#### COLLECTED MATERIAL ####

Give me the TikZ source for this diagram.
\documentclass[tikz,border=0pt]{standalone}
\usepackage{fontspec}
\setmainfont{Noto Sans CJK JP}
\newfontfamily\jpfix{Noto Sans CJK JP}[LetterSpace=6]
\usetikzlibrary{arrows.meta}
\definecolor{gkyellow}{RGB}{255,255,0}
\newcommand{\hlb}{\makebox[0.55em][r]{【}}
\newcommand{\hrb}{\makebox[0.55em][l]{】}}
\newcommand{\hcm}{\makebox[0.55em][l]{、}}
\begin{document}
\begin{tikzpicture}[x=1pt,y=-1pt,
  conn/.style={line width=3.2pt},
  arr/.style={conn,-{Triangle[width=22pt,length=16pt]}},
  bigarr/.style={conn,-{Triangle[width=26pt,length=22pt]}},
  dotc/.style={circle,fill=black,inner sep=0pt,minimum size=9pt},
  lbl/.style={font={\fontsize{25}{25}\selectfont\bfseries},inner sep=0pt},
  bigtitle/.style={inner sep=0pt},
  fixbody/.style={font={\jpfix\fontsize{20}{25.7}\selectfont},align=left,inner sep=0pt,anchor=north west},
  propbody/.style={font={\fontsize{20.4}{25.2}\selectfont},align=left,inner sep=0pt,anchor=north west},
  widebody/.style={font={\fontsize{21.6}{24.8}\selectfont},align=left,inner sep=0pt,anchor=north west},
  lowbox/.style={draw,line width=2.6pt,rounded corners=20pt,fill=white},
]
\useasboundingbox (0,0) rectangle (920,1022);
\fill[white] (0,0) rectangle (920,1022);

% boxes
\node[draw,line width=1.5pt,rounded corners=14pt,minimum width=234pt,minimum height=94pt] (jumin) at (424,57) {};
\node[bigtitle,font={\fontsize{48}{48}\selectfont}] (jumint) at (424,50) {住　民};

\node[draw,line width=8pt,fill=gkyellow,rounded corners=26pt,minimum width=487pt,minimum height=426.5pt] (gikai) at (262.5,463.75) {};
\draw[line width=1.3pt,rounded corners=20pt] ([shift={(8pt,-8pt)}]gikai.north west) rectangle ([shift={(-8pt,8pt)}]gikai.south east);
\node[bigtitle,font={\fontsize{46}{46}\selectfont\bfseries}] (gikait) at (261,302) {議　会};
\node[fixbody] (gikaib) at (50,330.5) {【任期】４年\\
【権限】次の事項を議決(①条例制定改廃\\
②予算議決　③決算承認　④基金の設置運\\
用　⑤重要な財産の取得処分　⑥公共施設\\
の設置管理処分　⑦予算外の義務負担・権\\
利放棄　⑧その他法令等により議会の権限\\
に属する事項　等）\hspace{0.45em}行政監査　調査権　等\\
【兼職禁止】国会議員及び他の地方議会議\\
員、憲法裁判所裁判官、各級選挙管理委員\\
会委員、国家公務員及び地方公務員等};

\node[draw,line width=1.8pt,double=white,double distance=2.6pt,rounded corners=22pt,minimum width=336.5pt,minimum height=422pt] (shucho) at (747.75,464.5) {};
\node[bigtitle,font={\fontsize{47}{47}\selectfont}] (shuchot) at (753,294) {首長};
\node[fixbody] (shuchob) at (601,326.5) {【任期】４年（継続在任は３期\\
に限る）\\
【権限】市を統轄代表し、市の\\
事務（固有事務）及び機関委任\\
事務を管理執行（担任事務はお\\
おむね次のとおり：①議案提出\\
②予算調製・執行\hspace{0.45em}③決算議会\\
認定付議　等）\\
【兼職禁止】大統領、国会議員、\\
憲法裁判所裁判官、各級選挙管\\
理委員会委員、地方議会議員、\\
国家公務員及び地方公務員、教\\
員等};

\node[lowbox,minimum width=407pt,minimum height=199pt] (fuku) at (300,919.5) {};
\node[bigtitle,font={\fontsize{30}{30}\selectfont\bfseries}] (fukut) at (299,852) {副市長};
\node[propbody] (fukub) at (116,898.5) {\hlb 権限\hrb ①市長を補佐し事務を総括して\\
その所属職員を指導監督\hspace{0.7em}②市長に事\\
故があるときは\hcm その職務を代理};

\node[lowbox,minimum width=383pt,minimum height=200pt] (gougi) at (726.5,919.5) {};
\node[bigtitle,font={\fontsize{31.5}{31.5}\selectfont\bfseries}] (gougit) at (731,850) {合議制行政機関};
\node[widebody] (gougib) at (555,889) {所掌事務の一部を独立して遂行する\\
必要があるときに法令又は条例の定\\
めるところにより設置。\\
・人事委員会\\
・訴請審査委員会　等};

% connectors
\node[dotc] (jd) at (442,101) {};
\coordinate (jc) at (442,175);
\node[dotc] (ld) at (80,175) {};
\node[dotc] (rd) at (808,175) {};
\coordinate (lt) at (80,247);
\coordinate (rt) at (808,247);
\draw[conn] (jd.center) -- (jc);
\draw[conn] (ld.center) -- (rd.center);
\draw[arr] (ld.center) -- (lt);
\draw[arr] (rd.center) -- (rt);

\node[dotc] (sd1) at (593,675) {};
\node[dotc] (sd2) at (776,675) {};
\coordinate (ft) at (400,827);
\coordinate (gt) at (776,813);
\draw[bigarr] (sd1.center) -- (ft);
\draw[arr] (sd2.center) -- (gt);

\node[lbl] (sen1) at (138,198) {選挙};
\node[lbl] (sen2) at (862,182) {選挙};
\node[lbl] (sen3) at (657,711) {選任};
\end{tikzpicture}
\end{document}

####

# OBJECTIVE
The listing above must be transcribed exactly, line by line.

# WRITTEN SOLUTION
Give me the TikZ source for this diagram.
\documentclass[tikz,border=0pt]{standalone}
\usepackage{fontspec}
\setmainfont{Noto Sans CJK JP}
\newfontfamily\jpfix{Noto Sans CJK JP}[LetterSpace=6]
\usetikzlibrary{arrows.meta}
\definecolor{gkyellow}{RGB}{255,255,0}
\newcommand{\hlb}{\makebox[0.55em][r]{【}}
\newcommand{\hrb}{\makebox[0.55em][l]{】}}
\newcommand{\hcm}{\makebox[0.55em][l]{、}}
\begin{document}
\begin{tikzpicture}[x=1pt,y=-1pt,
  conn/.style={line width=3.2pt},
  arr/.style={conn,-{Triangle[width=22pt,length=16pt]}},
  bigarr/.style={conn,-{Triangle[width=26pt,length=22pt]}},
  dotc/.style={circle,fill=black,inner sep=0pt,minimum size=9pt},
  lbl/.style={font={\fontsize{25}{25}\selectfont\bfseries},inner sep=0pt},
  bigtitle/.style={inner sep=0pt},
  fixbody/.style={font={\jpfix\fontsize{20}{25.7}\selectfont},align=left,inner sep=0pt,anchor=north west},
  propbody/.style={font={\fontsize{20.4}{25.2}\selectfont},align=left,inner sep=0pt,anchor=north west},
  widebody/.style={font={\fontsize{21.6}{24.8}\selectfont},align=left,inner sep=0pt,anchor=north west},
  lowbox/.style={draw,line width=2.6pt,rounded corners=20pt,fill=white},
]
\useasboundingbox (0,0) rectangle (920,1022);
\fill[white] (0,0) rectangle (920,1022);

% boxes
\node[draw,line width=1.5pt,rounded corners=14pt,minimum width=234pt,minimum height=94pt] (jumin) at (424,57) {};
\node[bigtitle,font={\fontsize{48}{48}\selectfont}] (jumint) at (424,50) {住　民};

\node[draw,line width=8pt,fill=gkyellow,rounded corners=26pt,minimum width=487pt,minimum height=426.5pt] (gikai) at (262.5,463.75) {};
\draw[line width=1.3pt,rounded corners=20pt] ([shift={(8pt,-8pt)}]gikai.north west) rectangle ([shift={(-8pt,8pt)}]gikai.south east);
\node[bigtitle,font={\fontsize{46}{46}\selectfont\bfseries}] (gikait) at (261,302) {議　会};
\node[fixbody] (gikaib) at (50,330.5) {【任期】４年\\
【権限】次の事項を議決(①条例制定改廃\\
②予算議決　③決算承認　④基金の設置運\\
用　⑤重要な財産の取得処分　⑥公共施設\\
の設置管理処分　⑦予算外の義務負担・権\\
利放棄　⑧その他法令等により議会の権限\\
に属する事項　等）\hspace{0.45em}行政監査　調査権　等\\
【兼職禁止】国会議員及び他の地方議会議\\
員、憲法裁判所裁判官、各級選挙管理委員\\
会委員、国家公務員及び地方公務員等};

\node[draw,line width=1.8pt,double=white,double distance=2.6pt,rounded corners=22pt,minimum width=336.5pt,minimum height=422pt] (shucho) at (747.75,464.5) {};
\node[bigtitle,font={\fontsize{47}{47}\selectfont}] (shuchot) at (753,294) {首長};
\node[fixbody] (shuchob) at (601,326.5) {【任期】４年（継続在任は３期\\
に限る）\\
【権限】市を統轄代表し、市の\\
事務（固有事務）及び機関委任\\
事務を管理執行（担任事務はお\\
おむね次のとおり：①議案提出\\
②予算調製・執行\hspace{0.45em}③決算議会\\
認定付議　等）\\
【兼職禁止】大統領、国会議員、\\
憲法裁判所裁判官、各級選挙管\\
理委員会委員、地方議会議員、\\
国家公務員及び地方公務員、教\\
員等};

\node[lowbox,minimum width=407pt,minimum height=199pt] (fuku) at (300,919.5) {};
\node[bigtitle,font={\fontsize{30}{30}\selectfont\bfseries}] (fukut) at (299,852) {副市長};
\node[propbody] (fukub) at (116,898.5) {\hlb 権限\hrb ①市長を補佐し事務を総括して\\
その所属職員を指導監督\hspace{0.7em}②市長に事\\
故があるときは\hcm その職務を代理};

\node[lowbox,minimum width=383pt,minimum height=200pt] (gougi) at (726.5,919.5) {};
\node[bigtitle,font={\fontsize{31.5}{31.5}\selectfont\bfseries}] (gougit) at (731,850) {合議制行政機関};
\node[widebody] (gougib) at (555,889) {所掌事務の一部を独立して遂行する\\
必要があるときに法令又は条例の定\\
めるところにより設置。\\
・人事委員会\\
・訴請審査委員会　等};

% connectors
\node[dotc] (jd) at (442,101) {};
\coordinate (jc) at (442,175);
\node[dotc] (ld) at (80,175) {};
\node[dotc] (rd) at (808,175) {};
\coordinate (lt) at (80,247);
\coordinate (rt) at (808,247);
\draw[conn] (jd.center) -- (jc);
\draw[conn] (ld.center) -- (rd.center);
\draw[arr] (ld.center) -- (lt);
\draw[arr] (rd.center) -- (rt);

\node[dotc] (sd1) at (593,675) {};
\node[dotc] (sd2) at (776,675) {};
\coordinate (ft) at (400,827);
\coordinate (gt) at (776,813);
\draw[bigarr] (sd1.center) -- (ft);
\draw[arr] (sd2.center) -- (gt);

\node[lbl] (sen1) at (138,198) {選挙};
\node[lbl] (sen2) at (862,182) {選挙};
\node[lbl] (sen3) at (657,711) {選任};
\end{tikzpicture}
\end{document}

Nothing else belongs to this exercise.